# [Data to process]
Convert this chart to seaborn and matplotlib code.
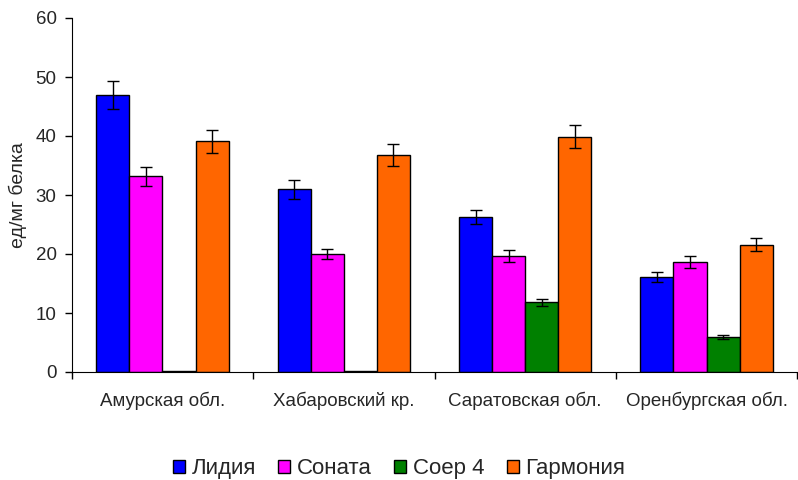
import pandas as pd
import matplotlib.pyplot as plt
import seaborn as sns
import numpy as np

# Data
regions = ['Амурская обл.', 'Хабаровский кр.', 'Саратовская обл.', 'Оренбургская обл.']
varieties = ['Лидия', 'Соната', 'Соер 4', 'Гармония']
colors = ['#0000ff', '#ff00ff', '#008000', '#ff6600']

lidia = [47.0, 31.0, 26.3, 16.1]
sonata = [33.2, 20.0, 19.6, 18.6]
soer4 = [0.2, 0.2, 11.8, 5.9]
garmonia = [39.1, 36.8, 39.9, 21.6]

lidia_err = [2.4, 1.6, 1.2, 0.8]
sonata_err = [1.6, 0.9, 1.0, 1.0]
soer4_err = [0.0, 0.0, 0.6, 0.3]
garmonia_err = [1.9, 1.8, 2.0, 1.1]

values = [lidia, sonata, soer4, garmonia]
errors = [lidia_err, sonata_err, soer4_err, garmonia_err]

rows = []
for v, name in enumerate(varieties):
    for r, reg in enumerate(regions):
        rows.append({'region': reg, 'variety': name,
                     'value': values[v][r], 'err': errors[v][r]})
df = pd.DataFrame(rows)

sns.set_style('white')
plt.rcParams['font.family'] = ['Liberation Sans', 'DejaVu Sans']

fig = plt.figure(figsize=(7.98, 4.8), dpi=100)
ax = fig.add_axes([0.09, 0.225, 0.909, 0.7375])

sns.barplot(data=df, x='region', y='value', hue='variety', order=regions,
            hue_order=varieties, palette=colors, width=0.73, errorbar=None,
            edgecolor='black', linewidth=1.0, saturation=1, ax=ax)

# error bars from bar positions
bars = [p for p in ax.patches if p.get_height() > 0]
for v, name in enumerate(varieties):
    for r in range(len(regions)):
        p = bars[v * len(regions) + r]
        e = errors[v][r]
        if e > 0:
            ax.errorbar(p.get_x() + p.get_width() / 2, p.get_height(), yerr=e,
                        fmt='none', ecolor='black', elinewidth=1, capsize=4,
                        capthick=1)

ax.set_ylim(0, 60)
ax.set_xlim(-0.5, 3.5)
ax.set_yticks(range(0, 61, 10))
ax.set_ylabel('ед/мг белка', fontsize=14, labelpad=6)
ax.set_xlabel('')

ax.set_xticks(np.arange(-0.5, 3.6, 1), minor=True)
ax.tick_params(axis='x', which='major', length=0, labelsize=13.5, pad=14)
ax.tick_params(axis='x', which='minor', length=5, width=1, direction='out',
               bottom=True, color='black')
ax.tick_params(axis='y', length=5, width=1, direction='out', left=True,
               labelsize=13.5, color='black', pad=6)

sns.despine(ax=ax)
ax.spines['left'].set_color('black')
ax.spines['bottom'].set_color('black')

ax.legend(loc='lower center', bbox_to_anchor=(0.5, -0.04), bbox_transform=fig.transFigure,
          ncol=4, frameon=False, fontsize=16, handlelength=0.55, handleheight=0.55,
          handletextpad=0.3, columnspacing=1.0)

plt.savefig('out.png', dpi=100)
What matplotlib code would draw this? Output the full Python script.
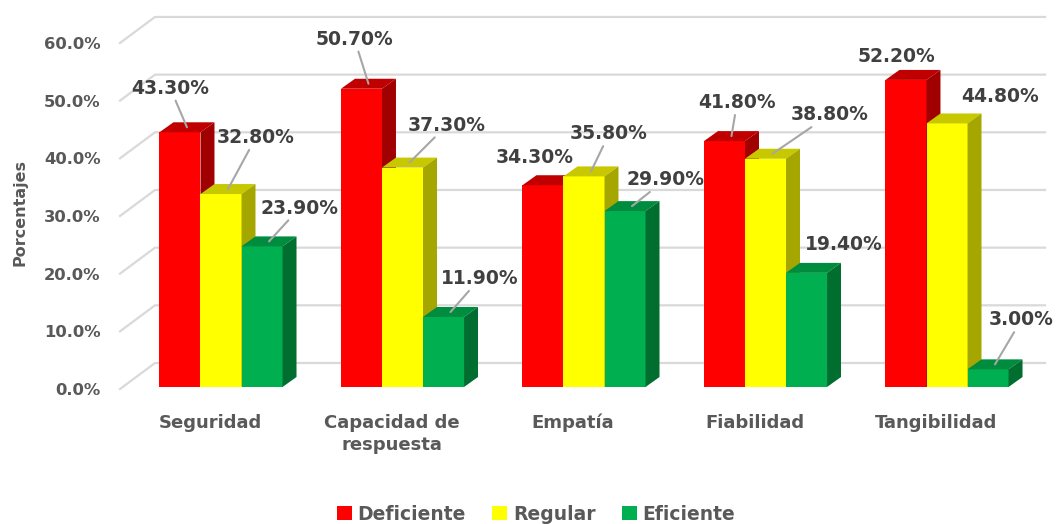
import matplotlib.pyplot as plt
from matplotlib.patches import Patch

# data
categories = ["Seguridad", "Capacidad de\nrespuesta", "Empatía", "Fiabilidad", "Tangibilidad"]
series_names = ["Deficiente", "Regular", "Eficiente"]
deficiente = [43.3, 50.7, 34.3, 41.8, 52.2]
regular = [32.8, 37.3, 35.8, 38.8, 44.8]
eficiente = [23.9, 11.9, 29.9, 19.4, 3.0]
y_ticks = [0, 10, 20, 30, 40, 50, 60]

# colours of the front, top and side faces
front_colors = ["#FF0000", "#FFFF00", "#00B050"]
top_colors = ["#C00000", "#C8C800", "#008C3E"]
side_colors = ["#A00000", "#A6A600", "#006E2E"]

# data label offsets (points) from the bar top, and where a leader line is drawn
label_offsets = [
    [(-12, 28), (-10, 32), (-11, 16), (4, 24), (-12, 13)],
    [(20, 37), (27, 27), (13, 27), (41, 28), (33, 16)],
    [(22, 24), (21, 24), (24, 19), (22, 17), (19, 32)],
]
leaders = [
    [1, 1, 0, 1, 0],
    [1, 1, 1, 1, 0],
    [1, 1, 1, 0, 1],
]

bar_w = 0.226
depth_x, depth_y = 0.077, 1.73    # depth of the 3d bars
wall_x, wall_y = 0.193, 4.51      # offset of the back wall
persp, base = 1.02, 0.35          # bars stand a bit behind the front edge
text_gray = "#595959"

fig = plt.figure(figsize=(10.57, 5.24), dpi=100)
ax = fig.add_axes([120 / 1057, 124 / 524, 937 / 1057, 400 / 524])
x_min, x_max = -0.5565, 4.606
ax.set_xlim(x_min, x_max)
ax.set_ylim(-1.907, 67.45)
for s in ax.spines.values():
    s.set_visible(False)

# gridlines: short diagonal on the floor side + line on the back wall
x_end = 4.54
for t in y_ticks:
    ax.plot([x_min, x_min + wall_x, x_end], [t, t + wall_y, t + wall_y],
            color="#D9D9D9", lw=1.6, zorder=1, clip_on=False)

data = [deficiente, regular, eficiente]
for i in range(len(categories)):
    for k, vals in enumerate(data):
        x0 = i + (k - 1) * bar_w - bar_w / 2
        x1 = x0 + bar_w
        top = base + vals[i] * persp
        z = 2 + i * 3 + k
        # front face
        ax.fill([x0, x1, x1, x0], [base, base, top, top],
                color=front_colors[k], lw=0, zorder=z)
        # top face
        ax.fill([x0, x1, x1 + depth_x, x0 + depth_x],
                [top, top, top + depth_y, top + depth_y],
                color=top_colors[k], lw=0, zorder=z)
        # side face
        ax.fill([x1, x1 + depth_x, x1 + depth_x, x1],
                [base, base + depth_y, top + depth_y, top],
                color=side_colors[k], lw=0, zorder=z)

        arrow = None
        if leaders[k][i]:
            arrow = dict(arrowstyle="-", color="#A6A6A6", lw=1.5,
                         shrinkA=0, shrinkB=0)
        ax.annotate(f"{vals[i]:.2f}%",
                    xy=(x0 + bar_w / 2 + depth_x / 2, top + depth_y / 2),
                    xytext=label_offsets[k][i], textcoords="offset points",
                    ha="center", va="center", fontsize=13.5, fontweight="bold",
                    color="#404040", arrowprops=arrow, zorder=30)

# axes labels
ax.set_xticks([i - 0.06 for i in range(len(categories))], categories)
ax.tick_params(axis="x", length=0, pad=10, labelsize=13, labelcolor=text_gray)
for lbl in ax.get_xticklabels():
    lbl.set_fontweight("bold")
    lbl.set_linespacing(1.3)

ax.set_yticks(y_ticks, [f"{t:.1f}%" for t in y_ticks])
ax.tick_params(axis="y", length=0, pad=14, labelsize=11.8, labelcolor=text_gray)
for lbl in ax.get_yticklabels():
    lbl.set_fontweight("bold")

fig.text(20 / 1057, 1 - 212 / 524, "Porcentajes", rotation=90, ha="center",
         va="center", fontsize=11.5, fontweight="bold", color=text_gray)

handles = [Patch(facecolor=c, edgecolor="none") for c in front_colors]
fig.legend(handles, series_names, loc="center", bbox_to_anchor=(536 / 1057, 10 / 524),
           ncol=3, frameon=False, handlelength=0.8, handleheight=0.8,
           handletextpad=0.3, columnspacing=1.4,
           prop={"size": 13.5, "weight": "bold"}, labelcolor=text_gray)

fig.savefig("out.png", dpi=100)
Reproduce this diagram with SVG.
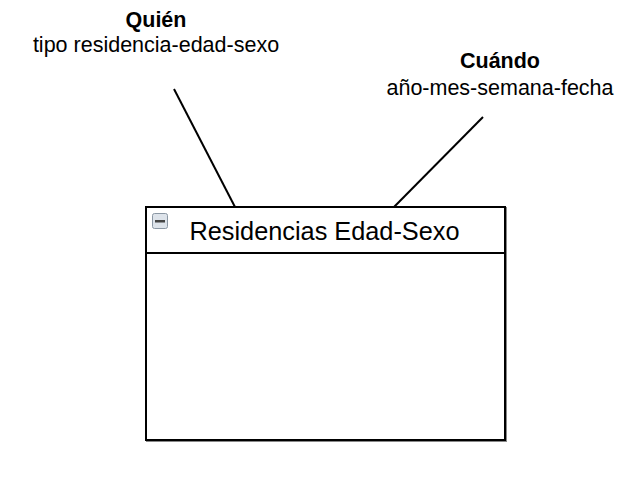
<svg xmlns="http://www.w3.org/2000/svg" width="629" height="481" viewBox="0 0 629 481">
<style>
.lbl{font-family:"Liberation Sans",Arial,sans-serif;font-size:21.5px;fill:#000;text-anchor:middle}
.b{font-weight:bold}
.conn{stroke:#000;stroke-width:2;fill:none}
</style>
<rect width="629" height="481" fill="#fff"/>
<g id="connectors">
<line class="conn" x1="174" y1="89" x2="235" y2="207"/>
<line class="conn" x1="483" y1="117" x2="394" y2="207"/>
</g>
<g id="quien">
<text class="lbl b" x="156" y="27">Quién</text>
<text class="lbl" x="156" y="52">tipo residencia-edad-sexo</text>
</g>
<g id="cuando">
<text class="lbl b" x="500" y="68">Cuándo</text>
<text class="lbl" x="500" y="95">año-mes-semana-fecha</text>
</g>
<g id="residencias">
<rect x="147" y="208" width="359" height="233" fill="none" stroke="#888" stroke-width="2"/>
<rect x="146" y="207" width="359" height="233" fill="#fff" stroke="#000" stroke-width="2"/>
<line x1="146" y1="253" x2="505" y2="253" stroke="#000" stroke-width="2"/>
<rect x="152.5" y="213.5" width="15" height="15" rx="2" fill="#dde3ea" stroke="#8a96a3"/>
<rect x="155" y="220" width="10" height="2.5" fill="#444"/>
<text class="lbl" x="324.5" y="240" style="font-size:25.3px">Residencias Edad-Sexo</text>
</g>
</svg>
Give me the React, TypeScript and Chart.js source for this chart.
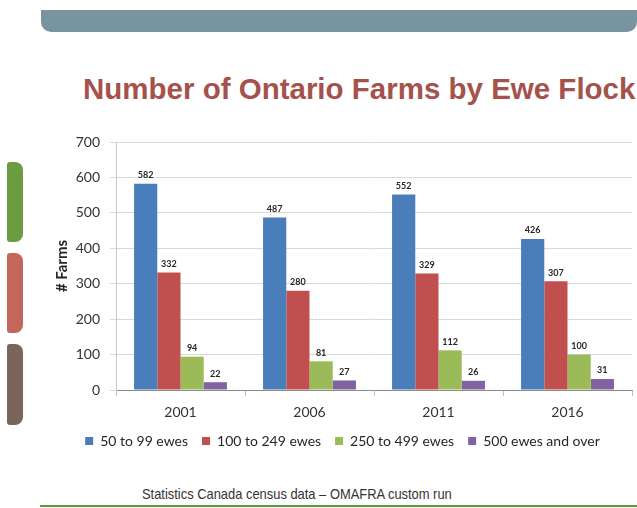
import React, { useEffect, useRef } from "react";
import { Chart, registerables } from "chart.js";

Chart.register(...registerables);

const titleText = "Number of Ontario Farms by Ewe Flock";
const footerText = "Statistics Canada census data \u2013 OMAFRA custom run";
const yAxisTitle = "# Farms";
const categories = ["2001", "2006", "2011", "2016"];
const seriesNames = ["50 to 99 ewes", "100 to 249 ewes", "250 to 499 ewes", "500 ewes and over"];
const ewes50to99 = [582, 487, 552, 426];
const ewes100to249 = [332, 280, 329, 307];
const ewes250to499 = [94, 81, 112, 100];
const ewes500plus = [22, 27, 26, 31];
const seriesColors = ["#4a7ebb", "#c0504d", "#9bbb59", "#8064a2"];
const yMin = 0;
const yMax = 700;
const yStep = 100;

const FONT = "Lato, 'Open Sans', sans-serif";

const valueLabels = {
  id: "valueLabels",
  afterDatasetsDraw(chart: any) {
    const ctx = chart.ctx;
    ctx.save();
    ctx.font = "bold 9px " + FONT;
    ctx.fillStyle = "#262626";
    ctx.textAlign = "center";
    ctx.textBaseline = "bottom";
    chart.data.datasets.forEach((ds: any, i: number) => {
      const meta = chart.getDatasetMeta(i);
      meta.data.forEach((el: any, j: number) => {
        ctx.fillText(String(ds.data[j]), el.x, el.y - 4);
      });
    });
    ctx.restore();
  },
};

function BarChart() {
  const ref = useRef<HTMLCanvasElement | null>(null);
  useEffect(() => {
    if (!ref.current) return;
    const seriesData = [ewes50to99, ewes100to249, ewes250to499, ewes500plus];
    const chart = new Chart(ref.current, {
      type: "bar",
      data: {
        labels: categories,
        datasets: seriesNames.map((name, i) => ({
          label: name,
          data: seriesData[i],
          backgroundColor: seriesColors[i],
          borderWidth: 0,
          categoryPercentage: 0.72,
          barPercentage: 1.0,
        })),
      },
      options: {
        animation: false,
        responsive: true,
        maintainAspectRatio: false,
        layout: { padding: { left: 53, right: 5, top: 22, bottom: 2 } },
        plugins: {
          tooltip: { enabled: false },
          legend: {
            position: "bottom",
            labels: {
              boxWidth: 8,
              boxHeight: 8,
              padding: 14,
              color: "#262626",
              font: { family: FONT, size: 14 },
            },
          },
        },
        scales: {
          x: {
            grid: {
              display: true,
              drawOnChartArea: false,
              drawTicks: true,
              tickLength: 6,
              color: "#bfbfbf",
            },
            border: { display: true, color: "#8c8c8c" },
            ticks: {
              color: "#333333",
              padding: 8,
              font: { family: FONT, size: 14 },
            },
            afterFit: (scale: any) => {
              scale.height = 30;
            },
          },
          y: {
            min: yMin,
            max: yMax,
            ticks: {
              stepSize: yStep,
              color: "#333333",
              padding: 10,
              font: { family: FONT, size: 14 },
            },
            grid: { color: "#d9d9d9", tickLength: 6 },
            border: { display: true, color: "#c8c8c8" },
            title: {
              display: true,
              text: yAxisTitle,
              color: "#262626",
              padding: { top: 0, bottom: 0 },
              font: { family: FONT, size: 15, weight: "bold" },
            },
            afterFit: (scale: any) => {
              scale.width = 63;
            },
          },
        },
      },
      plugins: [valueLabels],
    });
    return () => chart.destroy();
  }, []);
  return <canvas ref={ref} />;
}

export default function App() {
  return (
    <div
      style={{
        position: "absolute",
        left: 0,
        top: 0,
        width: 637,
        height: 508,
        background: "#ffffff",
        overflow: "hidden",
      }}
    >
      <div
        style={{
          position: "absolute",
          left: 41,
          top: 10,
          width: 596,
          height: 22,
          background: "#7794a0",
          borderRadius: "0 0 10px 10px",
        }}
      />
      <div style={{ position: "absolute", left: 7, top: 162, width: 16, height: 80, background: "#6c9c42", borderRadius: "3px 8px 8px 3px" }} />
      <div style={{ position: "absolute", left: 7, top: 253, width: 16, height: 80, background: "#c4665b", borderRadius: "3px 8px 8px 3px" }} />
      <div style={{ position: "absolute", left: 7, top: 344, width: 16, height: 81, background: "#7a655b", borderRadius: "3px 8px 8px 3px" }} />
      <div
        style={{
          position: "absolute",
          left: 83,
          top: 74,
          whiteSpace: "nowrap",
          fontFamily: "'Liberation Sans', Arial, sans-serif",
          fontWeight: "bold",
          fontSize: 29.5,
          lineHeight: 1,
          color: "#a5514c",
        }}
      >
        {titleText}
      </div>
      <div style={{ position: "absolute", left: 0, top: 120, width: 637, height: 340 }}>
        <BarChart />
      </div>
      <div
        style={{
          position: "absolute",
          left: 142,
          top: 486,
          whiteSpace: "nowrap",
          fontFamily: "'Liberation Sans', Arial, sans-serif",
          fontSize: 15,
          lineHeight: 1,
          color: "#333333",
          transform: "scaleX(0.86)",
          transformOrigin: "left top",
        }}
      >
        {footerText}
      </div>
      <div style={{ position: "absolute", left: 40, top: 505, width: 597, height: 2, background: "#5b9b3e" }} />
    </div>
  );
}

# [Exercise aim]
Include the first line of the records, the line containing "capthick=1)", and every line between them, repeated exactly. Skip the pictures.

# [Full answer]
Convert this chart to seaborn and matplotlib code.
import pandas as pd
import matplotlib.pyplot as plt
import seaborn as sns
import numpy as np

# Data
regions = ['Амурская обл.', 'Хабаровский кр.', 'Саратовская обл.', 'Оренбургская обл.']
varieties = ['Лидия', 'Соната', 'Соер 4', 'Гармония']
colors = ['#0000ff', '#ff00ff', '#008000', '#ff6600']

lidia = [47.0, 31.0, 26.3, 16.1]
sonata = [33.2, 20.0, 19.6, 18.6]
soer4 = [0.2, 0.2, 11.8, 5.9]
garmonia = [39.1, 36.8, 39.9, 21.6]

lidia_err = [2.4, 1.6, 1.2, 0.8]
sonata_err = [1.6, 0.9, 1.0, 1.0]
soer4_err = [0.0, 0.0, 0.6, 0.3]
garmonia_err = [1.9, 1.8, 2.0, 1.1]

values = [lidia, sonata, soer4, garmonia]
errors = [lidia_err, sonata_err, soer4_err, garmonia_err]

rows = []
for v, name in enumerate(varieties):
    for r, reg in enumerate(regions):
        rows.append({'region': reg, 'variety': name,
                     'value': values[v][r], 'err': errors[v][r]})
df = pd.DataFrame(rows)

sns.set_style('white')
plt.rcParams['font.family'] = ['Liberation Sans', 'DejaVu Sans']

fig = plt.figure(figsize=(7.98, 4.8), dpi=100)
ax = fig.add_axes([0.09, 0.225, 0.909, 0.7375])

sns.barplot(data=df, x='region', y='value', hue='variety', order=regions,
            hue_order=varieties, palette=colors, width=0.73, errorbar=None,
            edgecolor='black', linewidth=1.0, saturation=1, ax=ax)

# error bars from bar positions
bars = [p for p in ax.patches if p.get_height() > 0]
for v, name in enumerate(varieties):
    for r in range(len(regions)):
        p = bars[v * len(regions) + r]
        e = errors[v][r]
        if e > 0:
            ax.errorbar(p.get_x() + p.get_width() / 2, p.get_height(), yerr=e,
                        fmt='none', ecolor='black', elinewidth=1, capsize=4,
                        capthick=1)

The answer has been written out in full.